There was this one moment where we made some small talk after the lesson had ended. She had gone to the washroom and I had to show her the way out of my office. I asked about her four year old who was now in kindergarten. She smiled and shared that her daughter was struggling with her upcoming birthday party’s choice. In local kindergartens in Singapore, some of them have a service whereby you can pay the childcare to celebrate your child’s birthday for you. “It’s usually a sum of $400, where the school will get their school canteen to cook for the children in the class something special, a birthday cake and some goodie bags for your child and his or her classmates.” She explained.

I went on to listen to her story. She shared that from the previous birthdays they had, her child’s classmate’s goodie bags included a watch that when a button was pressed-would flash cartoon characters like Spongebob or Dora pictures on a wall. It was not appealing to her as a parent at all. “$400 is a lot of money.” she chimed as I nodded in agreement. “I can’t imagine what a four year old would do with such a watch!” She laughed.

She picked her daughter up from school one day and decided to touch on this topic with her. “Mummy can use this $400 to help some poor children in Singapore.” She said. “You don’t need any new watches, right? The children you will help struggle with books and uniforms for school.” Her child was obviously adamant and disappointed, as it was indeed her birthday money. But because she had already promised her child, she told her daughter she would give her time to think about it but remained firm that the choice would still be hers- whether she chose to have a party or not.

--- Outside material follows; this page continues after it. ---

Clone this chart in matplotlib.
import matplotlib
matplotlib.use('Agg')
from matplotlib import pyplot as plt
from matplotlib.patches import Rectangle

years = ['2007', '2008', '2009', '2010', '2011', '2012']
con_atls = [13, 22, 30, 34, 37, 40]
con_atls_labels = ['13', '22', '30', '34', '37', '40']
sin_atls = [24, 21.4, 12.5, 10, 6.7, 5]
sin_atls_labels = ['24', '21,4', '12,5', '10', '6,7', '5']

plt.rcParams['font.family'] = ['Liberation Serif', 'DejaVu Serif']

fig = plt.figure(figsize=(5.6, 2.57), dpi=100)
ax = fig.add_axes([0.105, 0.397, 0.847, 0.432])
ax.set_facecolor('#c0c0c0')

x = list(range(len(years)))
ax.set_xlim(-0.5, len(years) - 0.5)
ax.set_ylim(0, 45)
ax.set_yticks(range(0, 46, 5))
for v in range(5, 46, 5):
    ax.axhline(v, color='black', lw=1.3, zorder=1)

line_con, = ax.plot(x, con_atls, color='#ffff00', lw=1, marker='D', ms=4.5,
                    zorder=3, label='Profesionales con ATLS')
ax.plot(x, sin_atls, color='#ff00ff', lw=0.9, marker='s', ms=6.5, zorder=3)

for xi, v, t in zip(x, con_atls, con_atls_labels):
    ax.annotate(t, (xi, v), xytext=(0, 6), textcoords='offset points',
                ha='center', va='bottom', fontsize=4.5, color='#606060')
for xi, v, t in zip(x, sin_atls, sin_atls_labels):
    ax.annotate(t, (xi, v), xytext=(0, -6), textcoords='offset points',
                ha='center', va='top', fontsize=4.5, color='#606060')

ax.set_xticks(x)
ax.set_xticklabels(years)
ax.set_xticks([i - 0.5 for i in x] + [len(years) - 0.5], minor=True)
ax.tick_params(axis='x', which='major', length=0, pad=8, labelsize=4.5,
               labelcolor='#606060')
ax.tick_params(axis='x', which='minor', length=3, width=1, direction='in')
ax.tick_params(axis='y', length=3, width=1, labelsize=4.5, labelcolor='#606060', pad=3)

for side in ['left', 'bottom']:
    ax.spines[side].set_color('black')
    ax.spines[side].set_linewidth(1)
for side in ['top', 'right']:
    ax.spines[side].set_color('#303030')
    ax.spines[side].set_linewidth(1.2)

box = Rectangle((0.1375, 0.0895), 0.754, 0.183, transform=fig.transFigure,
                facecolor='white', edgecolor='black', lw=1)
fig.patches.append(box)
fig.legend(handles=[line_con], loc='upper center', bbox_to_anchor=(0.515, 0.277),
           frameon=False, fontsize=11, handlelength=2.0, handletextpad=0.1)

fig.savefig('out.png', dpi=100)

“Wow.” I said in awe. It must have been difficult as a parent to do something like that. “Did she understand where you were coming from?” I asked. My supervisor explained that she had used simpler terms to her and told her that if she wanted to donate this money to the poor, her organization had a carnival where they will allow her to sponsor the cotton candy & popcorn machines. She will be allowed to serve the candy & popcorn to the children beneficiaries she meets on that day, should she want to donate that sum and give up her birthday party.

A week  later- they were crossing the road together hand in hand, just like any other day- when her daughter turned to her and said, “You know what mummy? I’ve decided. I’m going to give my birthday money to the other children!”

I was truly inspired by such an act of parenting. It is extremely rare these days that we hope to instill such thoughts or actions at a child’s expense. It was even more heartening to think that with such a heart of a 4 year old, that such love would be this inspiring.